Dr. Rick shared with us his experience of "ducking bullets for peace" in Israel-Palestine, something he has been doing for 13 years. When questioned about how he manages to take on their incredible challenge, he pointed to courage. He recalls needing courage in order to bring himself to walk into the Palestinian mayor's office and ask him if he would be interested in making peace. If it doesn't work the first time, Dr. Rick advises us to "keep knocking." "We will not have peace until the peace lovers are wiling to take chances--duck pullets, dodge knives, avoid fast moving vehicles--for peace." Dr. Rick also highlighted the importance of having a sense of humor and getting the person on the other side of the conflict to laugh--a strategy that may not cross our mind during a conflict, but one that could really have a huge influence on how the conflict goes.

We probed Dr. Rick a little further on whether peaceful conflict resolution is really always a viable possibility. He seems to think so. Human relationships don't go bad because people are bad or good, or because certain topics can't be talked about; "They go bad because they don't take the steps to talk about a difficult conflict in a peaceful way." As a group, we came to the conclusion that we should understand that others come from different perspectives, identities, and opinions, and "once we get to know each other, we can appreciate the divinity of each person." As one of our participants beautifully captured in a metaphor, we each are one individual droplet united together in one collective ocean.

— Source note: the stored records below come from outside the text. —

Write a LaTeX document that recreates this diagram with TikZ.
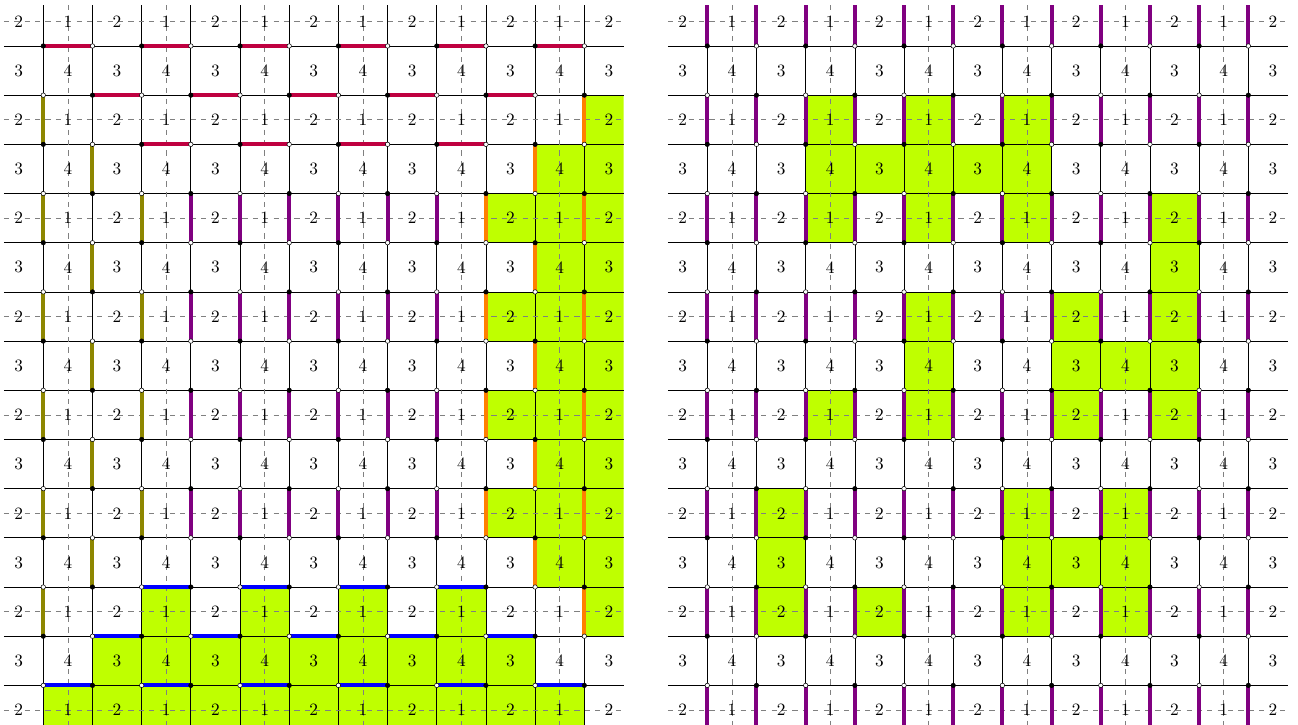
\documentclass[tikz,border=0pt]{standalone}
\begin{document}
\begin{tikzpicture}[
    cell/.style={fill=lime},
    rule/.style={black, line width=0.4pt},
    guide/.style={gray, dashed, line width=0.4pt},
    dimer/.style={line width=2.3pt},
    site/.style={draw=black, line width=0.3pt},
    num/.style={inner sep=0pt}
]
\useasboundingbox (-0.38,0.435) rectangle (26.01,-14.30);
% Green cells, left
\begin{scope}
  \clip (-0.3,0.33) rectangle (12.3,-14.33);
  \foreach \c/\rows in {12/{2,...,12}, 11/{3,...,11}, 10/{4,6,8,10}}
    \foreach \r in \rows \fill[cell] (\c-0.5,-\r-0.5) rectangle ++(1,1);
  \foreach \r/\cols in {14/{1,...,11}, 13/{2,...,10}, 12/{3,5,7,9}}
    \foreach \c in \cols \fill[cell] (\c-0.5,-\r-0.5) rectangle ++(1,1);
\end{scope}
% Green cells, right
\foreach \r/\cols in {2/{3,5,7}, 3/{3,...,7}, 4/{3,5,7,10}, 5/{10},
    6/{5,8,10}, 7/{5,8,9,10}, 8/{3,5,8,10}, 10/{2,7,9}, 11/{2,7,8,9},
    12/{2,4,7,9}}
  \foreach \c in \cols \fill[cell] (13.5+\c-0.5,-\r-0.5) rectangle ++(1,1);
% Lattices
\foreach \g/\dx in {L/0, R/13.5} {
  \foreach \v in {0,...,11} {
    \coordinate (\g-top-\v) at (\dx+\v+0.5,0.33);
    \coordinate (\g-bot-\v) at (\dx+\v+0.5,-14.33);
    \draw[rule] (\g-top-\v) -- (\g-bot-\v);
    \foreach \h in {0,...,13}
      \coordinate (\g-\v-\h) at (\dx+\v+0.5,-\h-0.5);
  }
  \foreach \h in {0,...,13} {
    \coordinate (\g-west-\h) at (\dx-0.3,-\h-0.5);
    \coordinate (\g-east-\h) at (\dx+12.3,-\h-0.5);
    \draw[rule] (\g-west-\h) -- (\g-east-\h);
  }
  \foreach \r in {0,2,...,14}
    \draw[guide] (\dx-0.3,-\r) -- (\dx+12.3,-\r);
  \foreach \c in {1,3,...,11}
    \draw[guide] (\dx+\c,0.33) -- (\dx+\c,-14.33);
  \foreach \c in {0,...,12}
    \foreach \r in {0,...,14} {
      \pgfmathtruncatemacro\lbl{mod(\r,2)==0 ? 2-mod(\c,2) : 3+mod(\c,2)}
      \node[num] (\g-lbl-\c-\r) at (\dx+\c,-\r) {\lbl};
    }
}
% Left dimers: horizontal
\foreach \h/\cols in {0/{1,3,...,11}, 1/{2,4,...,10}, 2/{3,5,7,9}}
  \foreach \c in \cols {
    \pgfmathtruncatemacro\p{\c-1}
    \draw[dimer, purple] (L-\p-\h) -- (L-\c-\h);
  }
\foreach \h/\cols in {11/{3,5,7,9}, 12/{2,4,...,10}, 13/{1,3,...,11}}
  \foreach \c in \cols {
    \pgfmathtruncatemacro\p{\c-1}
    \draw[dimer, blue] (L-\p-\h) -- (L-\c-\h);
  }
% Left dimers: vertical
\foreach \v/\rows in {0/{2,4,...,12}, 1/{3,5,...,11}, 2/{4,6,8,10}}
  \foreach \r in \rows {
    \pgfmathtruncatemacro\q{\r-1}
    \draw[dimer, olive] (L-\v-\q) -- (L-\v-\r);
  }
\foreach \v in {3,...,8}
  \foreach \r in {4,6,8,10} {
    \pgfmathtruncatemacro\q{\r-1}
    \draw[dimer, violet] (L-\v-\q) -- (L-\v-\r);
  }
\foreach \v/\rows in {9/{4,6,8,10}, 10/{3,5,...,11}, 11/{2,4,...,12}}
  \foreach \r in \rows {
    \pgfmathtruncatemacro\q{\r-1}
    \draw[dimer, orange] (L-\v-\q) -- (L-\v-\r);
  }
% Right dimers
\foreach \v in {0,...,11} {
  \draw[dimer, violet] (R-top-\v) -- (R-\v-0);
  \foreach \r [evaluate=\r as \q using int(\r-1)] in {2,4,...,12}
    \draw[dimer, violet] (R-\v-\q) -- (R-\v-\r);
  \draw[dimer, violet] (R-\v-13) -- (R-bot-\v);
}
% Sites
\foreach \g in {L,R}
  \foreach \v in {0,...,11}
    \foreach \h in {0,...,13} {
      \ifodd\numexpr\v+\h\relax \def\tone{white}\else \def\tone{black}\fi
      \filldraw[site, fill=\tone] (\g-\v-\h) circle (1.3pt);
    }
\end{tikzpicture}
\end{document}
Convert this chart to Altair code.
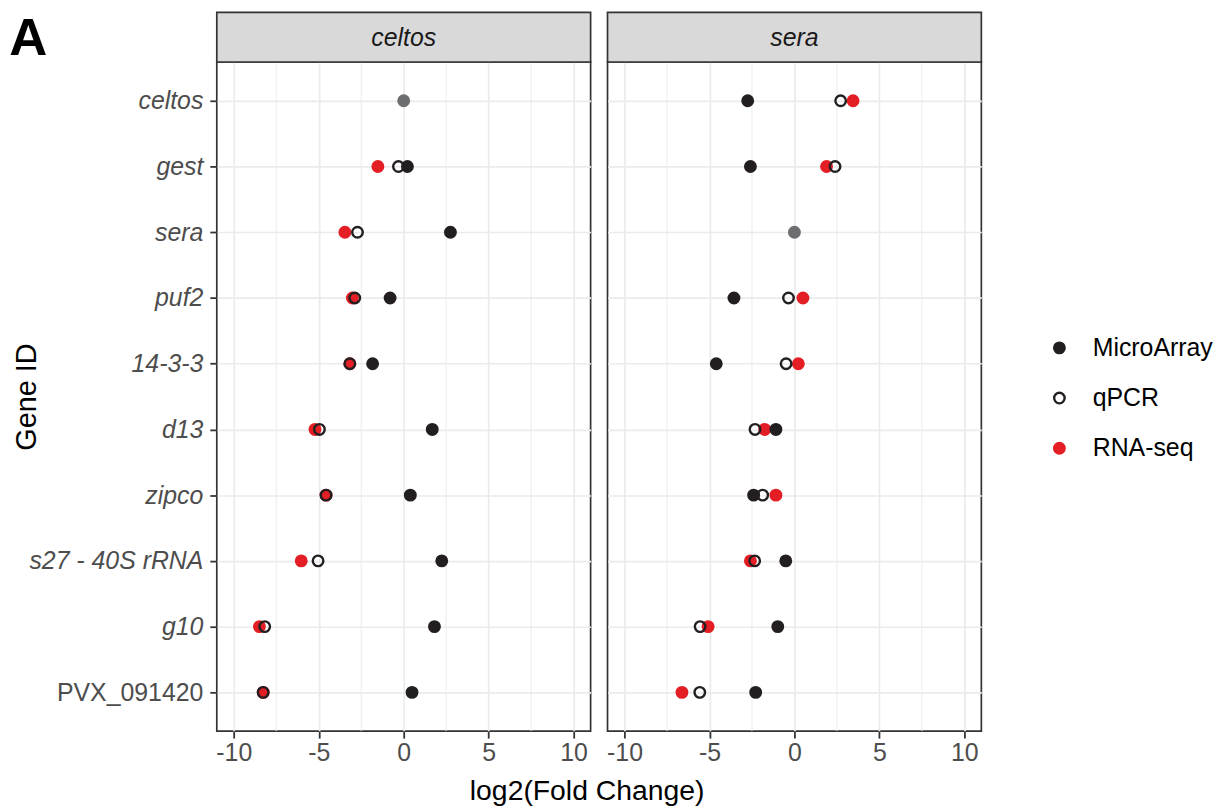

We hope to take today's discussion and apply it when we are able to in the conflicts in our own lives to shift the world closer to achieving wholesome peace and love!

By: Daniella Colombo

10/25/17 Songs of Our Lives

Today we had the opportunity for a group-led incubator meeting, which turned out to be incredibly lively and engaging. Our discussion opened with two questions about music that we were each supposed to answer. However, we all drifted off to talk about topics beyond the scope of what we were asked. Perhaps this is telling of the great significance music has in each of our lives, whether we realize it or not. 

FullSizeR.jpg

Darcy shared a beautiful story about her mother's discovery of her love for Brazilian music towards the end of her life. This serves as Darcy's inspiration for exploring music for all kinds --we may just find something that perfectly satisfies our ears when we least expect it. Hwei-Ling was able to connect with Darcy as she recently discovered an interest in Brazilian music as well. This had us all thinking that we are missing out on something and I'm certain some of us will be checking out the genre in the future.

Stoney sang a Yiddish tune for us, which was followed by Greg's performance of a gospel song that he wrote himself. With Dr. Rick on vocals and Dave on the keyboard, the duo carried out their own rendition of "Jeremiah Was a Bullfrog." Dave again played the keyboard as the group joined together to sing "Amazing Grace," with Stoney feeding us the lyrics for those who did not know them all. It was amazing to see how eager participants were to share with us a song that is near and dear to them.

We had so much fun coming together to appreciate music for and hour and a half on this Wednesday morning--so much fun, in fact, that the group decided to organize a "Raise the Roof" choral group. The group will be informally run, and hopes to just provide a place for people to collectively engage in an activity that brings great joy to many of us. It is open to anyone and everyone on Tuesdays form 6-7:30 pm--we invite you all to join us!